Это некоторые идиоты, не умеющие доверять, снова решили, что так хорошо быть не может.
Осторожно, чтобы не разбудить Дайма, Роне призвал одеяло и укрыл их обоих. Сам он не рискнул пошевелиться: сон светлого шера был неглубок и чуток, и он едва заметно вздрагивал и вздыхал, видя что-то не слишком-то приятное. И жался к Роне в поисках тепла. И поддержки. Заботы. Любви.
Ты вообще подумал хоть раз, когда завидовал везучему светлому ублюдку, любит ли его кто-то по-настоящему? Просто так, ради него самого, а не потому, что он влиятельная персона, приближенная к императору? Не потому, что надо из-под него должностей, доходов, авторитета, защиты и еще тысячи всевозможных благ. Ты сам, дубина сучковатая, видел в нем только светлого принца, которому все дается даром, по праву рождения.
Придурок.
Предатель.
Тебе верили даже после того, как ты дважды почти убил. Дважды! У тебя перед носом истинное чудо было, а ты?
Заперся. Чтобы, упаси боги, тебя снова не обидели, маленького бедненького дубинушку. Ну не мерзость ли?
Мерзость. И никакие звездные фиалки этого не прикроют. А Дайм все равно тебя хочет. Ты ему по-прежнему нужен.
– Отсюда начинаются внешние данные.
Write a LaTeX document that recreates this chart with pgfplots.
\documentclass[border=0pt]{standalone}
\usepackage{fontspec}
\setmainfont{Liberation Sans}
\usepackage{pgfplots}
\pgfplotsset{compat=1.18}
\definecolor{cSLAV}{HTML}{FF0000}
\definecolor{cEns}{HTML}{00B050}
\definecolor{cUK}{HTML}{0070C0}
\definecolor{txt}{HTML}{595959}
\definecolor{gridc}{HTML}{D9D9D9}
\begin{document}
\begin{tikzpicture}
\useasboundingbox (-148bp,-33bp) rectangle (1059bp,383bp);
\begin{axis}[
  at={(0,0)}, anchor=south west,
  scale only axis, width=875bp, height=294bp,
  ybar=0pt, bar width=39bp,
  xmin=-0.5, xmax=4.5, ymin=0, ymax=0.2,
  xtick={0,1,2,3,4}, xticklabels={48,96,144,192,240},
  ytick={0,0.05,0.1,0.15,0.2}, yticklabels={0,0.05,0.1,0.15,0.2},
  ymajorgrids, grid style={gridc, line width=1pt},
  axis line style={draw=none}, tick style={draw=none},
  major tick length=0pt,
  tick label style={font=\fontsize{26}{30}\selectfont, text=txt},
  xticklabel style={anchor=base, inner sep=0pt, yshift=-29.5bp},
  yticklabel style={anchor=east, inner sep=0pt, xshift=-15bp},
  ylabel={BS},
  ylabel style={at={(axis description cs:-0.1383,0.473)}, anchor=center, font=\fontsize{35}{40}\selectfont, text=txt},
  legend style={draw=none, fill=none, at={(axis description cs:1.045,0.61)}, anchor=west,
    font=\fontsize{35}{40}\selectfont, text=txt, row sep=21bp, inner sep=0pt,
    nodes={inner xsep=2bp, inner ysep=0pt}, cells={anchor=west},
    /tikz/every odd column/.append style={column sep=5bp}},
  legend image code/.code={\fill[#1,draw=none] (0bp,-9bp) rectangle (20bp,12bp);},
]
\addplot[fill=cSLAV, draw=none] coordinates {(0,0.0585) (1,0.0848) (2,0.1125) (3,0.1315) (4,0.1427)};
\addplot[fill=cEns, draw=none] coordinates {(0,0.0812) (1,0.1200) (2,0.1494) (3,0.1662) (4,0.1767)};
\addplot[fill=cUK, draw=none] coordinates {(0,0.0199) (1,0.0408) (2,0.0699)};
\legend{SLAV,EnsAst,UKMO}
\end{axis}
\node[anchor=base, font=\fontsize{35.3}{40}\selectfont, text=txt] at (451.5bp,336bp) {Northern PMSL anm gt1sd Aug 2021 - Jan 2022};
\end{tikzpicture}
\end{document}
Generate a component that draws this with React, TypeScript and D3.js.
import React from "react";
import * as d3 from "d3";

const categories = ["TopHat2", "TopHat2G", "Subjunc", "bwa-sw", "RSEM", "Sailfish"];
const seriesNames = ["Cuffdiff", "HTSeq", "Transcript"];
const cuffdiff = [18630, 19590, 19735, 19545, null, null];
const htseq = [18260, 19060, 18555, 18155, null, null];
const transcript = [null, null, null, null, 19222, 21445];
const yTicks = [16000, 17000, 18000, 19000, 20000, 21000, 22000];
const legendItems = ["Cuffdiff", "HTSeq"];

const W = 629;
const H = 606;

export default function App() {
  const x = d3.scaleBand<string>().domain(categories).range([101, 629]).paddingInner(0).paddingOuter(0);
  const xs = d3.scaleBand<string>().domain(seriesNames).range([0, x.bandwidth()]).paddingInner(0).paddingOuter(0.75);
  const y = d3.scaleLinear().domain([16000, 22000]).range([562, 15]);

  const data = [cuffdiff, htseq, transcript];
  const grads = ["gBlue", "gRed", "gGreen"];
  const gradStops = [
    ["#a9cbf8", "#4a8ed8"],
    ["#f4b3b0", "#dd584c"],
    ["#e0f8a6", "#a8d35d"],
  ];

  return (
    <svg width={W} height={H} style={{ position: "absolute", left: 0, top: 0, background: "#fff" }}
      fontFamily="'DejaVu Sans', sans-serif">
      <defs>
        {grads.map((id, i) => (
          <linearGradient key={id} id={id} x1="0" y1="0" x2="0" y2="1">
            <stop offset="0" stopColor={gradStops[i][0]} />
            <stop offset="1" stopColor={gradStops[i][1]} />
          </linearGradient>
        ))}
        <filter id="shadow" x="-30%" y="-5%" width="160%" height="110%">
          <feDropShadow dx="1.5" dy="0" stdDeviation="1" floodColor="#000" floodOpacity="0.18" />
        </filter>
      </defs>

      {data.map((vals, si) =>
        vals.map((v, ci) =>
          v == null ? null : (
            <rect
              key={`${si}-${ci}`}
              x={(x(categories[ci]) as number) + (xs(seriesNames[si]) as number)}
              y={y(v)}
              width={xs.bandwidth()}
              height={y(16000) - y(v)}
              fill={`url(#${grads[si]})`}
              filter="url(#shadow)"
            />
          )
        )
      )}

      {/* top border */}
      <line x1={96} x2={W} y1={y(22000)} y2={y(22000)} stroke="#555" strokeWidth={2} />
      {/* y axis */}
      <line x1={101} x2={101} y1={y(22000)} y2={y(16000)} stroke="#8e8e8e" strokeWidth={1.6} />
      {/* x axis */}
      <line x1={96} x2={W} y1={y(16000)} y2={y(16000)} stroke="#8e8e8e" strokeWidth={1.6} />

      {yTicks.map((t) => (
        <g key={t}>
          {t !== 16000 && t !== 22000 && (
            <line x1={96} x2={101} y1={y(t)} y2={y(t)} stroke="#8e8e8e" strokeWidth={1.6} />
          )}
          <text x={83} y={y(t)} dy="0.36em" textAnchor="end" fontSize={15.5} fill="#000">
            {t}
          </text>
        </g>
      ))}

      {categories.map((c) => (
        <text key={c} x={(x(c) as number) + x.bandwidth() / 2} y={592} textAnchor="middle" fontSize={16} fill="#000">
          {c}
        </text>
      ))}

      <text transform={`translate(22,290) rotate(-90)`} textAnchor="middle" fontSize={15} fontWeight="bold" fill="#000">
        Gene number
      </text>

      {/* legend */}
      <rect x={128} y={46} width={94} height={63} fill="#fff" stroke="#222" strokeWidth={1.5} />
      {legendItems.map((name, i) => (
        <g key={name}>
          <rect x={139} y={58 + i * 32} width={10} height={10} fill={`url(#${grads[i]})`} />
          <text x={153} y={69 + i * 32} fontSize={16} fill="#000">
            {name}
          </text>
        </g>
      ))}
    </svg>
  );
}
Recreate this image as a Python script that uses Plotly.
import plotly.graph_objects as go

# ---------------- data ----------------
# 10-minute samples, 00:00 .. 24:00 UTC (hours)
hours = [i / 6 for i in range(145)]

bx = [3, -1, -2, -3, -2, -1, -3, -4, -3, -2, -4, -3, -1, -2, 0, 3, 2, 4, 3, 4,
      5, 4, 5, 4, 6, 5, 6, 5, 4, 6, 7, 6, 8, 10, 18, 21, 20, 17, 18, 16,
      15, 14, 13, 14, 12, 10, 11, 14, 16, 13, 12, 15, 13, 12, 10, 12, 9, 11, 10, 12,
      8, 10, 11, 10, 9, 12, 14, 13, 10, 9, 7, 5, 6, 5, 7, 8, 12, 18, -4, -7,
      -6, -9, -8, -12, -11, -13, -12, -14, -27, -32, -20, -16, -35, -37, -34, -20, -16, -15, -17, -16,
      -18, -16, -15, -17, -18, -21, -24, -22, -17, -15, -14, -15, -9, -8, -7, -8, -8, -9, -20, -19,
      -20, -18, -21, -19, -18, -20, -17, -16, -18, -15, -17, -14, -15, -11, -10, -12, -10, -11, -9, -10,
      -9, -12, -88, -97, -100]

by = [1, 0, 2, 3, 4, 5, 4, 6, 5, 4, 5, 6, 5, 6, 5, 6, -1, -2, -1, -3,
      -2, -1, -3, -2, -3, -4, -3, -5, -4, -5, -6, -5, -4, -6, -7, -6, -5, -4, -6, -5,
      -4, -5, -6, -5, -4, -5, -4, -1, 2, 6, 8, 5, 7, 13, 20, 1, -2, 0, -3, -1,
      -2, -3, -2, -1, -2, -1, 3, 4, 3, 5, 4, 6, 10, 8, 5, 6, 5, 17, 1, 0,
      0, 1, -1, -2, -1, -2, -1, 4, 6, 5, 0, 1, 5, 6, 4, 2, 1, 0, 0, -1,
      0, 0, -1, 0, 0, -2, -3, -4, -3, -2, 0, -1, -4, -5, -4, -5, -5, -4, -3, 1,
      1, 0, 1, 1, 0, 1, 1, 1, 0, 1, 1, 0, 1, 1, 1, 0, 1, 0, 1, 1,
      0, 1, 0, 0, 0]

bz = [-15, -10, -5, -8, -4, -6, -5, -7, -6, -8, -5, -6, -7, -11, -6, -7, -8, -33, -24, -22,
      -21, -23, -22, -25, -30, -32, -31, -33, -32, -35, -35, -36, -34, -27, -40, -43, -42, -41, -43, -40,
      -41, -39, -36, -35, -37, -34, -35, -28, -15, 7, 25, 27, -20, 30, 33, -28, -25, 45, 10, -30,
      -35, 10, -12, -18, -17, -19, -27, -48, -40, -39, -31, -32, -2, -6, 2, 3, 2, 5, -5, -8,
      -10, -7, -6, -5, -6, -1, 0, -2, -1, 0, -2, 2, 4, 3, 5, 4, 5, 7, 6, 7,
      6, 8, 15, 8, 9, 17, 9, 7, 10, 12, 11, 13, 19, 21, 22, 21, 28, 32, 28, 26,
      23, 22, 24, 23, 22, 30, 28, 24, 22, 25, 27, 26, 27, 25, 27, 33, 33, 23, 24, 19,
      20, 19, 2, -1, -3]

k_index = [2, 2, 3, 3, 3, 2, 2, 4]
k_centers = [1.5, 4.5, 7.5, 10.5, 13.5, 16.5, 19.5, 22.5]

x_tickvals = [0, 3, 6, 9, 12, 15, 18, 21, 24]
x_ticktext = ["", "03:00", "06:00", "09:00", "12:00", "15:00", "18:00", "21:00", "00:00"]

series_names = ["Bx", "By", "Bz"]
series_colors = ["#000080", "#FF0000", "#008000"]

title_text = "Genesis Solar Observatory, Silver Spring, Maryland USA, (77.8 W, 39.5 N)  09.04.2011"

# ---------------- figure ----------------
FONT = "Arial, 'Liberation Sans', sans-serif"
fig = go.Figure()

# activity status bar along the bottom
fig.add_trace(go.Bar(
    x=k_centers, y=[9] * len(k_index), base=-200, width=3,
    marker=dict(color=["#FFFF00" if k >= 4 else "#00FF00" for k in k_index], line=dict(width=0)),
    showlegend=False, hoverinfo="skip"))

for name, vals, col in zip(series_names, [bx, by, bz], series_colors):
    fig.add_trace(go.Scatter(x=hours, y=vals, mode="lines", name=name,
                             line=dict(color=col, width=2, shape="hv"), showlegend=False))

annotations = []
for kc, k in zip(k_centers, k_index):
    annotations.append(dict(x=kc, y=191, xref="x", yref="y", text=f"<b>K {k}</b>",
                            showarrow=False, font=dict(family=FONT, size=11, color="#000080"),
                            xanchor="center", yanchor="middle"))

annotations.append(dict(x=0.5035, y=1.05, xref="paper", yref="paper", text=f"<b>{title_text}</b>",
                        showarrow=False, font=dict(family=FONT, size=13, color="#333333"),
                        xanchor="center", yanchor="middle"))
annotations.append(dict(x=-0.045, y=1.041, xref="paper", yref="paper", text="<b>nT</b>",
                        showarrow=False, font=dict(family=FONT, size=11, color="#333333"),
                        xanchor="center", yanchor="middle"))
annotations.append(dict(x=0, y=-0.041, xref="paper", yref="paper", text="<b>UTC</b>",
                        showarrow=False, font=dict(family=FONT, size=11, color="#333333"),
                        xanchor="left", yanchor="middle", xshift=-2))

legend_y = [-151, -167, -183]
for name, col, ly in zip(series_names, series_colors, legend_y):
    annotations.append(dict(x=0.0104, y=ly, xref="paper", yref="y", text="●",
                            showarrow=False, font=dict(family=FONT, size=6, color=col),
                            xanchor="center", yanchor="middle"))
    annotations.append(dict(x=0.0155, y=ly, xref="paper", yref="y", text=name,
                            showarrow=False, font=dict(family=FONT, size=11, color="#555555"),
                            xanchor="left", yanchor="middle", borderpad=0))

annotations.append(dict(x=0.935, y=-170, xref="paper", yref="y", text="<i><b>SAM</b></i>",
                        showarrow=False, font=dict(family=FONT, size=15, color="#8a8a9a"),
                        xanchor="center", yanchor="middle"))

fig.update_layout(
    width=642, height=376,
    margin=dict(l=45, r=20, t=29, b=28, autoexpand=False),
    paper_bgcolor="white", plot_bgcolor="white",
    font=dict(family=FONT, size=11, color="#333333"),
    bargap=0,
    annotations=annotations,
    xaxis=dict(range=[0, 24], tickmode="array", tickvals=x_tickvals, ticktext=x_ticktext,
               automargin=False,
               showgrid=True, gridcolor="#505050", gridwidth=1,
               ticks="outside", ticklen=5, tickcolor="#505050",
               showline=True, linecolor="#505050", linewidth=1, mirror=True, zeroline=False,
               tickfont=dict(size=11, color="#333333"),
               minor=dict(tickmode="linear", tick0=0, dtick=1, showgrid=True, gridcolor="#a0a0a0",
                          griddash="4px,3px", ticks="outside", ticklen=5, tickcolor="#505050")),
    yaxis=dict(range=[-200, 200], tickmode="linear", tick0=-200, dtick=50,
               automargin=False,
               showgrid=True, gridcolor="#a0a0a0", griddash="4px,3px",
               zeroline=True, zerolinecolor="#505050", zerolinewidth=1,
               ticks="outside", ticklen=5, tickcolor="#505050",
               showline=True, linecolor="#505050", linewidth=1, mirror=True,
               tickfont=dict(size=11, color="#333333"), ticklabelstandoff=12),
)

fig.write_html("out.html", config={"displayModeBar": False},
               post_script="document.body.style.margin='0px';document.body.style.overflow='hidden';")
Несмотря на всю твою гнусность, нежить проклятая. Так радуйся и думай, чем ты можешь Дайму помочь, а не как бы еще обидеться и пострадать. Как будто ему и без тебя не хватает страдающих придурков.
Тихонько, чтобы не потревожить, Роне повернул голову и коснулся губами рыжих, с запутавшимися в них фиалками, прядей, пахнущих светом и счастьем. Горьким, раненым счастьем.
Все еще возможным…
Дайм вздохнул, нахмурился и еле слышно прошептал:
– Роне…
Словно молния прошила. Насквозь. Так сладко и больно, так… отчаянно нежно… доверчиво…
Боги, как же хочется верить, что счастье все еще возможно! Несмотря на то, что замена-то вот она, совсем рядом, мастер теней никуда не делся. Но как бы ни было Дайму хорошо с ним, с золотым шером, он все равно отправил его прочь и догнал тебя. Привел к себе. Любил. Уснул с тобой рядом. Потому что ты по-прежнему нужен. Потому что Дайм любит. Все еще любит…
И только от тебя, шисов ты хвост, зависит – сохранить эту любовь или убить, уж в третий-то раз надежно и окончательно. С гарантией.
– Нет! Не надо… – пробормотал Дайм, вздрогнул и болезненно скривился.
– Чш-ш-ш, все хорошо, мой свет. – Роне обнял его крепче, закутал всем собой, словно в кокон из темных крыльев. – Спи, все хорошо.
И Дайм расслабился, светло и как-то по-детски улыбнулся, вызвав в Роне новый прилив острой до агонии нежности и потребности сберечь, защитить, укрыть собой от всего мира.